2. The apparatus of claim 1, wherein the switch transistor and the drive transistor are selectively N-channel or P-channel metal oxide semiconductor field effect transistors (MOSFETs) or thin film transistors (TFTs).

3. The apparatus of claim 1, wherein the storage element is a capacitor.

4. The apparatus of claim 1, wherein the ballast resistor is a resistor.

5. The apparatus of claim 1, wherein the ballast resistor is a variable resistor.

6. The apparatus of claim 1, wherein the ballast resistor is an element which has resistance properties.

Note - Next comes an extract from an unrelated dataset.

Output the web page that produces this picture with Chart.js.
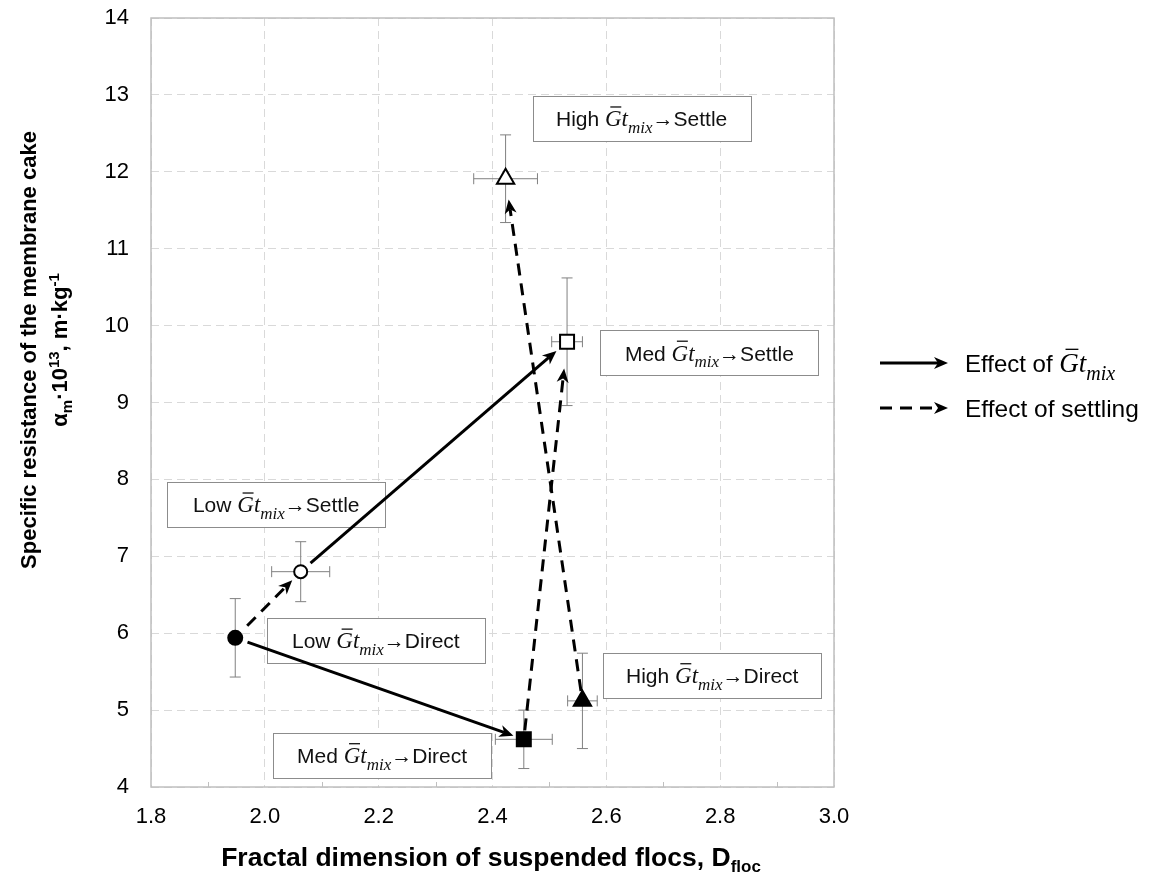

7. An apparatus for improving yields and uniformity of an active matrix organic light emitting diode (AMOLED) panel which consists of a plurality of pixel units, each of the pixel units comprising:

a switch transistor which has a gate electrode, a drain electrode and a source electrode, the drain electrode and the gate electrode connecting respectively to a data line and a select line;

a redundancy serial circuit connecting to the source electrode of the switch transistor; and

a storage element having one end connecting to a voltage source of the redundancy serial circuit and another end connecting to the source electrode of the switch transistor;

wherein the redundancy serial circuit prevents the panel from occurring point defect.

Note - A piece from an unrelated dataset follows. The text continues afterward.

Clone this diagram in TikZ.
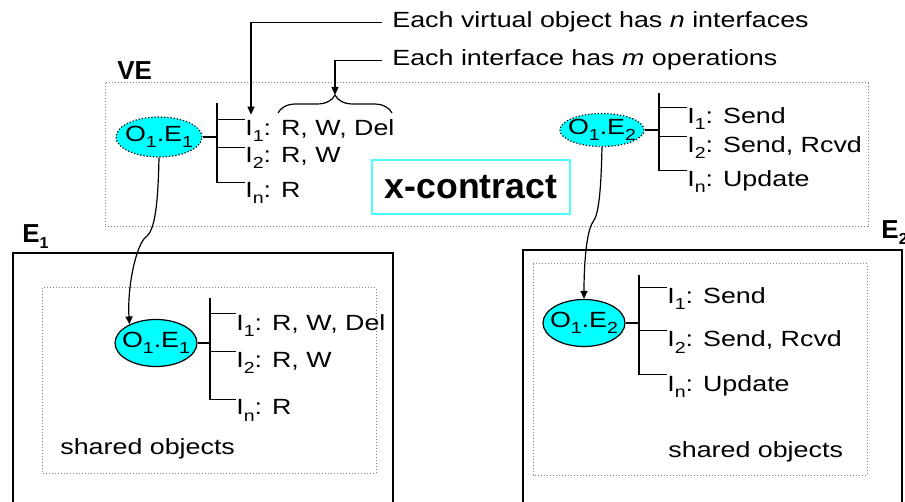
\documentclass[tikz,border=0pt]{standalone}
\usepackage{fontspec}
\setmainfont[FakeStretch=1.22]{Liberation Sans}
\newfontfamily\headfont{Liberation Sans}
\usetikzlibrary{arrows.meta,shapes.geometric,decorations.pathreplacing}
\definecolor{objcyan}{RGB}{0,255,255}
\newcommand{\lowsub}[1]{\raisebox{-3pt}{\fontsize{8}{8}\selectfont #1}}

\begin{document}
\begin{tikzpicture}[x=0.5pt,y=-0.5pt,font=\fontsize{11}{13}\selectfont,
  obj/.style={ellipse,fill=objcyan,draw,inner xsep=-3pt,inner ysep=0pt,line width=0.6pt},
  iface/.style={anchor=base west,inner sep=0pt},
  head/.style={anchor=base west,inner sep=0pt,font=\headfont\bfseries\fontsize{13}{15}\selectfont},
  dotbox/.style={draw=gray,densely dotted,line width=0.5pt},
  arr/.style={-{Triangle[length=4pt,width=3.5pt]},line width=0.6pt}]
\useasboundingbox (0,0) rectangle (905,502);

\draw[dotbox] (105,83) rectangle (868,227);
\draw[line width=0.7pt] (13,506) |- (393,253) -- (393,506);
\draw[dotbox] (42,288) rectangle (376,473);
\draw[line width=0.7pt] (523,506) |- (902,250) -- (902,506);
\draw[dotbox] (533,264) rectangle (867,475);

\node[head] (ve) at (117,80) {VE};
\node[head] (e1) at (22,243) {E\lowsub{1}};
\node[head] (e2) at (881,239) {E\lowsub{2}};
\node[draw=objcyan!70,line width=0.7pt,minimum width=99pt,minimum height=27pt,
  font=\headfont\bfseries\fontsize{17.8}{20}\selectfont] (xc) at (471,187) {x-contract};

\node[iface] (nint) at (392,28) {Each virtual object has \textit{n} interfaces};
\node[iface] (mint) at (392,66) {Each interface has \textit{m} operations};

\node[obj,densely dotted,minimum width=43pt,minimum height=20pt] (vo1) at (159,137) {O\lowsub{1}.E\lowsub{1}};
\node[iface] (vl11) at (245,136) {I\lowsub{1}: R, W, Del};
\node[iface] (vl12) at (245,163) {I\lowsub{2}: R, W};
\node[iface] (vl13) at (245,198) {I\lowsub{n}: R};
\coordinate (vt1) at (217,103);

\node[obj,densely dotted,minimum width=42pt,minimum height=16.5pt] (vo2) at (602,130) {O\lowsub{1}.E\lowsub{2}};
\node[iface] (vl21) at (687,124) {I\lowsub{1}: Send};
\node[iface] (vl22) at (687,153) {I\lowsub{2}: Send, Rcvd};
\node[iface] (vl23) at (687,187) {I\lowsub{n}: Update};
\coordinate (vt2) at (659,93);

\node[obj,minimum width=41pt,minimum height=23.5pt] (eo1) at (156,343) {O\lowsub{1}.E\lowsub{1}};
\node[iface] (el11) at (236,330) {I\lowsub{1}: R, W, Del};
\node[iface] (el12) at (236,367) {I\lowsub{2}: R, W};
\node[iface] (el13) at (236,415) {I\lowsub{n}: R};
\coordinate (et1) at (210,298);
\node[iface] (sh1) at (60,454) {shared objects};

\node[obj,minimum width=41pt,minimum height=23.5pt] (eo2) at (584,323) {O\lowsub{1}.E\lowsub{2}};
\node[iface] (el21) at (667,304) {I\lowsub{1}: Send};
\node[iface] (el22) at (667,347) {I\lowsub{2}: Send, Rcvd};
\node[iface] (el23) at (667,391) {I\lowsub{n}: Update};
\coordinate (et2) at (639,275);
\node[iface] (sh2) at (668,457) {shared objects};

\draw[line width=0.6pt] (vo1.east) -- (vo1.east -| vt1) (vt1) |- (vl13.north west)
  (vl11.north west) -- (vl11.north west -| vt1) (vl12.north west) -- (vl12.north west -| vt1);
\draw[line width=0.6pt] (vo2.east) -- (vo2.east -| vt2) (vt2) |- (vl23.north west)
  (vl21.north west) -- (vl21.north west -| vt2) (vl22.north west) -- (vl22.north west -| vt2);
\draw[line width=0.6pt] (eo1.east) -- (eo1.east -| et1) (et1) |- (el13.north west)
  (el11.north west) -- (el11.north west -| et1) (el12.north west) -- (el12.north west -| et1);
\draw[line width=0.6pt] (eo2.east) -- (eo2.east -| et2) (et2) |- (el23.north west)
  (el21.north west) -- (el21.north west -| et2) (el22.north west) -- (el22.north west -| et2);

\coordinate (brl) at (278,113);
\coordinate (brr) at (392,113);
\coordinate (brtip) at (335,95);
\draw[decorate,decoration={brace,amplitude=9pt},line width=0.6pt] (brl) -- (brr);
\draw[arr] ([xshift=-5pt]nint.west) -| ([xshift=3pt,yshift=2.5pt]vl11.north west);
\draw[arr] ([xshift=-5pt]mint.west) -| (brtip);

\draw[arr] (vo1.south) .. controls (158,205) and (155,230) .. (146,237)
  .. controls (137,243) and (127,285) .. (eo1.145);
\draw[arr] (vo2.south) .. controls (601,190) and (599,214) .. (593,222)
  .. controls (587,230) and (584,260) .. (eo2.north);
\end{tikzpicture}
\end{document}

8. The apparatus of claim 7, wherein the redundancy serial circuit consists of a drive transistor, a ballast resistor and an OLED connecting in a serial fashion.

9. The apparatus of claim 8, wherein the drive transistor includes a gate electrode, a drain electrode and a source electrode, the source electrode connecting to the input end of the voltage source, the gate electrode connecting to the source electrode of the switch transistor and one end of the storage element, the drain electrode connecting to one end of the ballast resistor.

10. The apparatus of claim 8, wherein the ballast resistor has one end connecting to the drain electrode of the drive transistor and another end connecting to an input end of the OLED.

11. The apparatus of claim 8, wherein the OLED has an input end connecting to one end of the ballast transistor and an output end connecting to a common electrode.

12. The apparatus of claim 7, wherein each pixel unit connects to a plurality of the redundancy serial circuits.

13. An apparatus for improving yields and uniformity of an active matrix organic light emitting diode (AMOLED) panel which consists of a plurality of pixel units, each of the pixel elements comprising:

a switch transistor having a gate electrode, a drain electrode and a source electrode, the drain electrode and the gate electrode connecting respectively to a data line and a select line;

a drive transistor having a gate electrode, a drain electrode and a source electrode, the source electrode connecting to an input end of a voltage source, the gate electrode connecting to the source electrode of the switch transistor;

a storage element having one end connecting to the input end of the voltage source or a common electrode and another end connecting to the source electrode of the switch transistor and the gate electrode of the drive transistor; and

a redundancy serial circuit connecting to the drain electrode of the drive transistor for preventing point defect from occurring to the panel.

14. The apparatus of claim 13, wherein the redundancy serial circuit consists of a ballast resistor and an OLED.

15. The apparatus of claim 14, wherein the ballast resistor has one end connecting to the drain electrode of the drive transistor and another end connecting to the OLED.

16. The apparatus of claim 14, wherein the OLED has an input end connecting to one end of the resistor element and an output end connecting to a common electrode.

17. The apparatus of claim 13, wherein each pixel unit connects to a plurality of redundancy serial circuits.